Tell us about the 2020 tipping point, which you mentioned in the DNC Live Studio. The 2020 tipping point is the window scientists have given us to have hope of really living in a world without a lot of suffering. Coming out of Paris [for the 2015 United Nations Climate Change Conference], what was incredible was that they included a [legally binding goal to limit global temperature rise to] 1.5 degree, and it had been 2 degrees before that. Lots of vulnerable nations have pushed for 1.5, because at 2 degrees they did not have a future. So to keep that warming below 1.5 we need to reach a tipping point [of emissions] in 2020, and we need to reach 0 by 2050. And those are targets provided by scientists with a lot of consensus around them.

How do we do that? I think that’s the first question that everybody has: What do I do to get engaged? And there’re so many different answers. I think for a long time the environmental movement has been encouraging people to do these small actions. Change your lightbulbs, recycle … and all of that is important, and we have to practice what we preach. But we really need structural change. We have to be unafraid with structural change, we have to be unafraid of protest, we have to be unafraid of thinking about what structural change means, and who needs to be the leadership for this type of structural change to happen. Obviously, we need to vote and hold our leaders accountable. But I think more than that, it’s about all of us becoming activists.

People frequently [pose] an undertone of a question or an overt question to me which is, “How do you possibly do climate activism when you work in such a dirty industry?” And I actually see that as an opportunity. Fashion is one of the dirtiest industries in the world, but that means if we change how we work, some of how we work, we can make an enormous difference. Same goes for everyone; if you live in the reddest state, if you work for one of the biggest offenders, if you drive the biggest car, well then, your change can mean a lot. And you can choose to see that as powerful potential, rather than negative.

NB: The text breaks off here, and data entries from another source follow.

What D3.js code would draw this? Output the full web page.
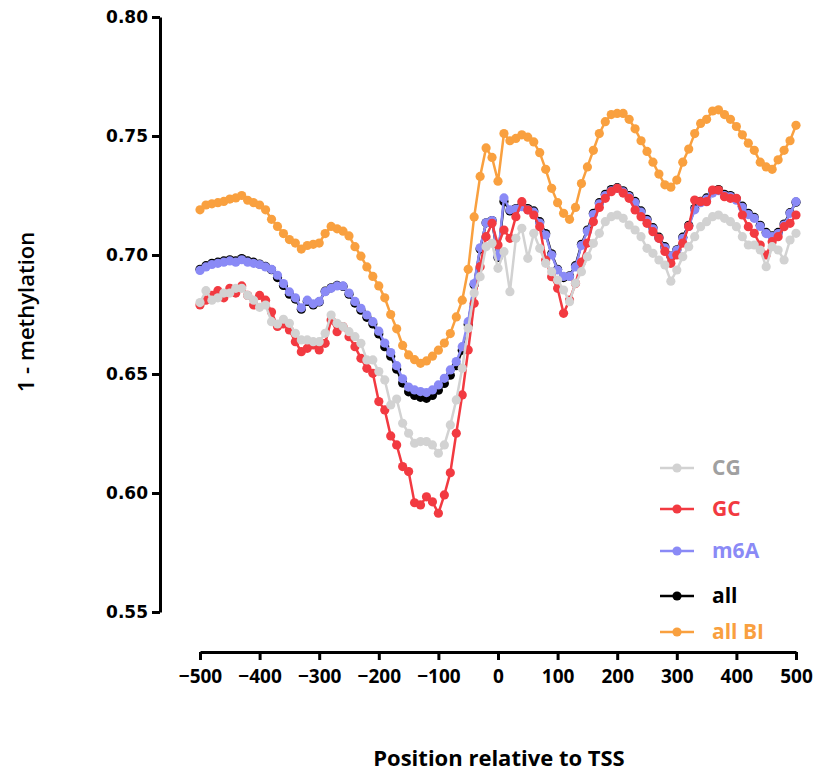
<!DOCTYPE html>
<html><head><meta charset="utf-8">
<script src="https://cdn.jsdelivr.net/npm/d3@7"></script>
<style>
html,body{margin:0;padding:0;background:#fff;}
svg{display:block;}
</style></head>
<body>
<svg id="chart" width="817" height="774"></svg>
<script>
// ---- data ----
const positions = [-500,-490,-480,-470,-460,-450,-440,-430,-420,-410,-400,-390,-380,-370,-360,-350,-340,-330,-320,-310,-300,-290,-280,-270,-260,-250,-240,-230,-220,-210,-200,-190,-180,-170,-160,-150,-140,-130,-120,-110,-100,-90,-80,-70,-60,-50,-40,-30,-20,-10,0,10,20,30,40,50,60,70,80,90,100,110,120,130,140,150,160,170,180,190,200,210,220,230,240,250,260,270,280,290,300,310,320,330,340,350,360,370,380,390,400,410,420,430,440,450,460,470,480,490,500];

const cgValues = [0.680,0.685,0.681,0.682,0.684,0.684,0.686,0.686,0.683,0.681,0.678,0.679,0.672,0.671,0.673,0.6713,0.6671,0.6643,0.6643,0.6636,0.6636,0.6671,0.6748,0.6713,0.6699,0.6678,0.6657,0.6629,0.6559,0.6559,0.651,0.6475,0.637,0.6395,0.6293,0.6251,0.6209,0.6216,0.6216,0.6202,0.6167,0.6202,0.6286,0.6391,0.6524,0.6692,0.684,0.6909,0.7035,0.7049,0.6944,0.7014,0.6846,0.707,0.7112,0.6986,0.7091,0.7028,0.6965,0.693,0.6895,0.6853,0.6804,0.6881,0.693,0.6993,0.7049,0.7091,0.714,0.7161,0.7168,0.7154,0.7126,0.7105,0.7077,0.7028,0.7007,0.6979,0.6958,0.689,0.6937,0.6993,0.7035,0.7077,0.7119,0.714,0.7161,0.7168,0.7154,0.714,0.7119,0.7077,0.7042,0.7042,0.7021,0.6951,0.7035,0.7021,0.6979,0.7063,0.7091];

const gcValues = [0.679,0.681,0.683,0.685,0.682,0.686,0.684,0.687,0.683,0.679,0.683,0.681,0.676,0.670,0.671,0.6685,0.6636,0.6594,0.6608,0.6622,0.6601,0.6629,0.6727,0.6678,0.6699,0.6657,0.6615,0.6566,0.6524,0.6503,0.6384,0.6349,0.624,0.6202,0.6111,0.609,0.5959,0.595,0.5984,0.5963,0.5915,0.5992,0.6085,0.6251,0.6412,0.6601,0.6797,0.6951,0.7077,0.7133,0.7042,0.7105,0.707,0.7161,0.7224,0.7189,0.7168,0.7119,0.6979,0.6909,0.686,0.6755,0.6811,0.688,0.697,0.705,0.714,0.720,0.7238,0.7266,0.728,0.726,0.7238,0.7189,0.7161,0.7133,0.7098,0.707,0.7015,0.6965,0.700,0.705,0.712,0.7231,0.7224,0.7224,0.7273,0.7273,0.7245,0.7238,0.7238,0.7168,0.7119,0.7091,0.7042,0.700,0.7056,0.7077,0.7119,0.7133,0.7168];

const m6aValues = [0.6935,0.695,0.696,0.6965,0.697,0.6975,0.697,0.698,0.697,0.6965,0.696,0.695,0.694,0.6915,0.688,0.6845,0.682,0.6778,0.681,0.6795,0.6805,0.6846,0.686,0.687,0.687,0.684,0.6805,0.6776,0.6748,0.672,0.668,0.663,0.659,0.6535,0.648,0.6445,0.6433,0.6426,0.6422,0.6433,0.6454,0.6482,0.6517,0.6552,0.6615,0.672,0.688,0.703,0.7135,0.7145,0.6995,0.724,0.719,0.7193,0.7203,0.719,0.718,0.7134,0.7084,0.700,0.6937,0.691,0.691,0.695,0.704,0.710,0.717,0.7215,0.725,0.727,0.728,0.7265,0.7245,0.722,0.718,0.7145,0.711,0.707,0.703,0.6995,0.702,0.707,0.712,0.719,0.722,0.7235,0.726,0.727,0.725,0.7245,0.723,0.720,0.717,0.7154,0.712,0.709,0.7077,0.709,0.7126,0.7175,0.7224];

const allValues = [0.694,0.6955,0.6965,0.697,0.6975,0.698,0.6975,0.6985,0.6975,0.697,0.6962,0.6952,0.6938,0.6905,0.6872,0.6835,0.6815,0.6772,0.6805,0.679,0.6803,0.6848,0.6862,0.6872,0.6868,0.6835,0.6798,0.6768,0.6738,0.671,0.6668,0.6615,0.6575,0.652,0.6462,0.6425,0.641,0.6402,0.6398,0.641,0.6432,0.646,0.6495,0.6535,0.660,0.6708,0.6875,0.7025,0.7135,0.7145,0.699,0.7225,0.7185,0.7195,0.7208,0.7195,0.7185,0.714,0.709,0.7005,0.694,0.6905,0.6912,0.6955,0.7045,0.7105,0.7175,0.722,0.7255,0.7275,0.7283,0.727,0.725,0.7225,0.7185,0.715,0.7115,0.7075,0.7035,0.6995,0.7022,0.7075,0.7125,0.7195,0.7225,0.724,0.7265,0.7275,0.7255,0.725,0.7235,0.7205,0.7175,0.7158,0.7125,0.7095,0.708,0.7095,0.713,0.7178,0.7222];

const allBIValues = [0.719,0.721,0.7215,0.722,0.7225,0.7235,0.724,0.725,0.723,0.722,0.721,0.719,0.715,0.712,0.709,0.7065,0.705,0.7025,0.704,0.7045,0.705,0.709,0.712,0.711,0.710,0.708,0.7035,0.6995,0.695,0.691,0.687,0.682,0.675,0.669,0.662,0.658,0.656,0.6545,0.6555,0.6575,0.660,0.663,0.667,0.674,0.681,0.694,0.716,0.733,0.745,0.741,0.731,0.751,0.748,0.749,0.7505,0.7495,0.7475,0.743,0.736,0.728,0.722,0.7175,0.715,0.720,0.730,0.737,0.744,0.751,0.756,0.759,0.7595,0.7595,0.757,0.753,0.748,0.7435,0.739,0.734,0.7295,0.7285,0.7315,0.739,0.7445,0.751,0.7553,0.757,0.7605,0.761,0.759,0.757,0.754,0.7505,0.747,0.744,0.739,0.737,0.736,0.740,0.744,0.748,0.7545];

const yTicks = [0.55,0.60,0.65,0.70,0.75,0.80];
const xTicks = [-500,-400,-300,-200,-100,0,100,200,300,400,500];

const seriesNames = ["CG","GC","m6A","all","all BI"];
const seriesColors = ["#d2d2d2","#f23a41","#8a8af6","#000000","#f9a03f"];
const legendTextColors = ["#a0a0a0","#f23a41","#8a8af6","#000000","#f9a03f"];
const seriesValues = [cgValues,gcValues,m6aValues,allValues,allBIValues];
// drawing order (bottom to top)
const drawOrder = [3,2,1,0,4];

// ---- chart ----
const svg = d3.select("#chart");
const x = d3.scaleLinear().domain([-500,500]).range([200,796]);
const y = d3.scaleLinear().domain([0.55,0.80]).range([612,17]);

const tickFont = "'DejaVu Sans', Verdana, sans-serif";
const labelFont = "'Open Sans', Lato, sans-serif";

// y axis
const yAxis = svg.append("g").attr("transform","translate(160,0)")
  .call(d3.axisLeft(y).tickValues(yTicks).tickFormat(d3.format(".2f")).tickSize(8).tickSizeOuter(0));
yAxis.select(".domain").attr("stroke","#000").attr("stroke-width",3);
yAxis.selectAll(".tick line").attr("stroke","#000").attr("stroke-width",3);
yAxis.selectAll(".tick text").attr("font-family",tickFont).attr("font-weight","bold")
  .attr("font-size",17).attr("fill","#000").attr("x",-12);

// x axis
const xAxis = svg.append("g").attr("transform","translate(0,652)")
  .call(d3.axisBottom(x).tickValues(xTicks).tickFormat(d3.format("d")).tickSize(8).tickSizeOuter(0));
xAxis.select(".domain").attr("stroke","#000").attr("stroke-width",3);
xAxis.selectAll(".tick text").attr("font-family",labelFont).attr("font-weight","bold")
  .attr("font-size",19).attr("fill","#000").attr("y",18);
xAxis.selectAll(".tick line").attr("stroke","#000").attr("stroke-width",3);

// axis titles
svg.append("text").attr("x",499).attr("y",766).attr("text-anchor","middle")
  .attr("font-family",labelFont).attr("font-weight","bold").attr("font-size",22)
  .attr("fill","#000").text("Position relative to TSS");
svg.append("text").attr("transform","translate(34,312) rotate(-90)").attr("text-anchor","middle")
  .attr("font-family",labelFont).attr("font-weight","600").attr("font-size",22)
  .attr("fill","#000").text("1 - methylation");

// series
const line = d3.line().x((d,i)=>x(positions[i])).y(d=>y(d));
drawOrder.forEach(si=>{
  const g = svg.append("g");
  g.append("path").datum(seriesValues[si]).attr("d",line)
    .attr("fill","none").attr("stroke",seriesColors[si]).attr("stroke-width",2.5);
  g.selectAll("circle").data(seriesValues[si]).join("circle")
    .attr("cx",(d,i)=>x(positions[i])).attr("cy",d=>y(d)).attr("r",4.6)
    .attr("fill",seriesColors[si]);
});

// legend
const legendY = [468,509,551,596,632];
seriesNames.forEach((name,i)=>{
  const g = svg.append("g").attr("transform",`translate(0,${legendY[i]})`);
  g.append("line").attr("x1",660).attr("x2",694).attr("y1",0).attr("y2",0)
    .attr("stroke",seriesColors[i]).attr("stroke-width",2.5);
  g.append("circle").attr("cx",677).attr("cy",0).attr("r",4.6).attr("fill",seriesColors[i]);
  g.append("text").attr("x",712).attr("y",0).attr("dy","0.35em")
    .attr("font-family",labelFont).attr("font-weight","bold").attr("font-size",21)
    .attr("fill",legendTextColors[i]).text(name);
});
</script>
</body></html>
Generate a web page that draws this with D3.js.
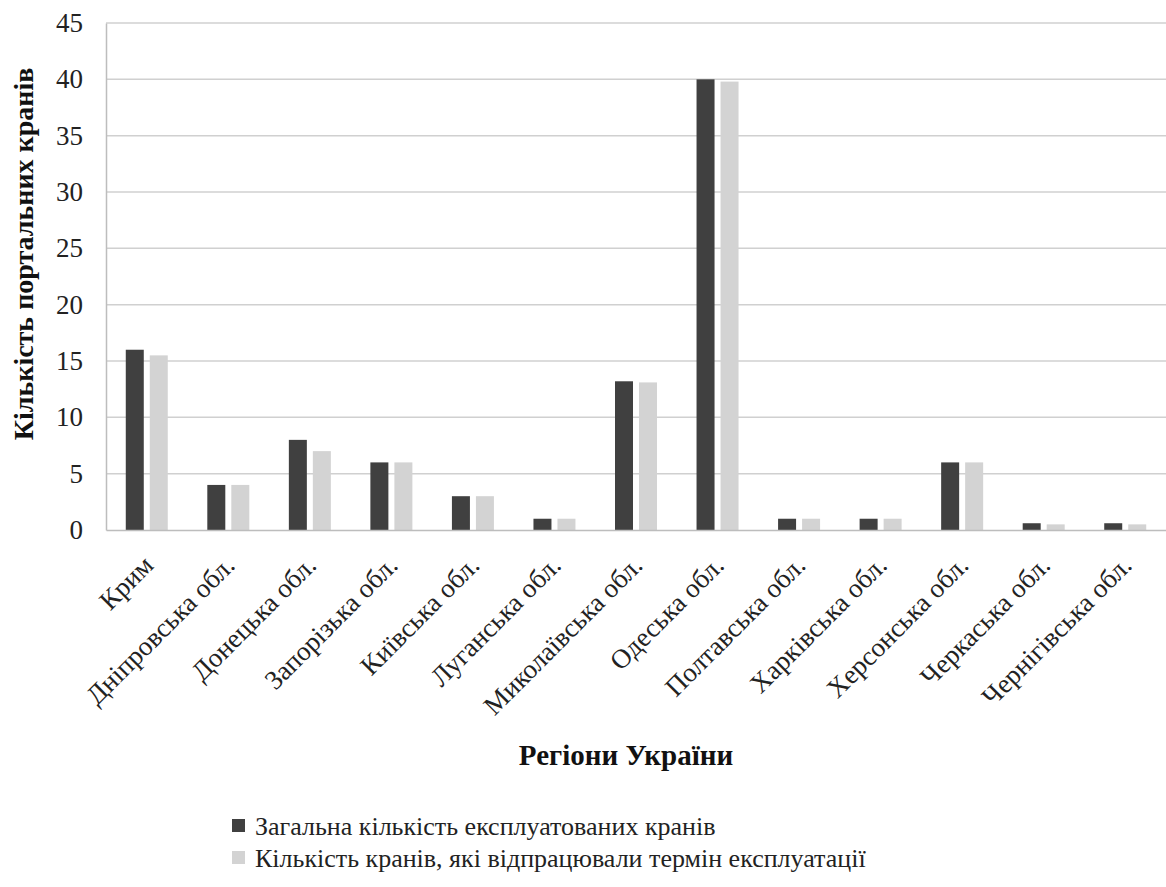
<!DOCTYPE html>
<html><head><meta charset="utf-8">
<script src="https://cdn.jsdelivr.net/npm/d3@7"></script>
<style>body{margin:0;background:#fff;}</style>
</head><body>
<script>
const categories = ["Крим","Дніпровська обл.","Донецька обл.","Запорізька обл.","Київська обл.","Луганська обл.","Миколаївська обл.","Одеська обл.","Полтавська обл.","Харківська обл.","Херсонська обл.","Черкаська обл.","Чернігівська обл."];
const totalCranes = [16, 4, 8, 6, 3, 1, 13.2, 40, 1, 1, 6, 0.6, 0.6];
const expiredCranes = [15.5, 4, 7, 6, 3, 1, 13.1, 39.8, 1, 1, 6, 0.5, 0.5];
const seriesNames = ["Загальна кількість експлуатованих кранів","Кількість кранів, які відпрацювали термін експлуатації"];
const yTicks = [0,5,10,15,20,25,30,35,40,45];
const colors = ["#404040","#d3d3d3"];

const W = 1166, H = 887;
const m = {left:106, right:0, top:23, bottom:357};
const svg = d3.select("body").append("svg").attr("width",W).attr("height",H)
  .attr("font-family","Liberation Serif");

const x = d3.scaleBand().domain(categories).range([m.left, W-m.right]);
const y = d3.scaleLinear().domain([0,45]).range([H-m.bottom, m.top]);

function serif(sel){ return sel.attr("font-family","Liberation Serif").style("font-family",'"Liberation Serif"'); }

// gridlines
svg.append("g").selectAll("line").data(yTicks.filter(d=>d>0)).join("line")
  .attr("x1",m.left).attr("x2",W-m.right)
  .attr("y1",d=>y(d)).attr("y2",d=>y(d))
  .attr("stroke","#d0d0d0").attr("stroke-width",1.5);

// y axis
const yAxis = svg.append("g").attr("transform",`translate(${m.left},0)`)
  .call(d3.axisLeft(y).tickValues(yTicks).tickSize(0).tickPadding(23));
serif(yAxis);
yAxis.select(".domain").attr("stroke","#bdbdbd").attr("stroke-width",1.5);
serif(yAxis.selectAll("text")).attr("font-size",27).attr("fill","#222");

// bars
const bw = 18, gap = 6;
const series = [totalCranes, expiredCranes];
series.forEach((vals,i)=>{
  svg.append("g").selectAll("rect").data(vals).join("rect")
    .attr("x",(d,j)=>x(categories[j])+x.bandwidth()/2 + (i===0 ? -bw-gap/2 : gap/2))
    .attr("y",d=>y(d)).attr("width",bw).attr("height",d=>y(0)-y(d))
    .attr("fill",colors[i]);
});

// x axis
const xAxis = svg.append("g").attr("transform",`translate(0,${y(0)})`)
  .call(d3.axisBottom(x).tickSize(0).tickFormat(""));
xAxis.select(".domain").attr("stroke","#bdbdbd").attr("stroke-width",1.5);

serif(svg.append("g").selectAll("text").data(categories).join("text"))
  .attr("transform",d=>`translate(${x(d)+x.bandwidth()/2+8},${y(0)+37}) rotate(-45)`)
  .attr("text-anchor","end").attr("font-size",27).attr("fill","#222")
  .text(d=>d);

// axis titles
serif(svg.append("text")).attr("transform",`translate(33,254) rotate(-90)`)
  .attr("text-anchor","middle").attr("font-size",28).attr("font-weight","bold").attr("fill","#111")
  .text("Кількість портальних кранів");
serif(svg.append("text")).attr("x",626).attr("y",765).attr("text-anchor","middle")
  .attr("font-size",29).attr("font-weight","bold").attr("fill","#111")
  .text("Регіони України");

// legend
const lg = svg.append("g");
seriesNames.forEach((n,i)=>{
  const yy = 835 + i*32;
  lg.append("rect").attr("x",232).attr("y",yy-16).attr("width",13).attr("height",13).attr("fill",colors[i]);
  serif(lg.append("text")).attr("x",255).attr("y",yy).attr("font-size",26).attr("fill","#222").text(n);
});
</script>
</body></html>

Is there anything else you took away from the DNC? We’re in such a complicated moment and finding the language to talk to people who are just feeling really disenchanted by this election is the challenge that we have right now. Also, I think it’s so important for us to start thinking about what it means to be political, what it means to be an activist. We just had a two-term black president. And we might get our first female president, and we just have to keep expanding that, and pushing for who gets to be included. And just let this be the tip of the iceberg.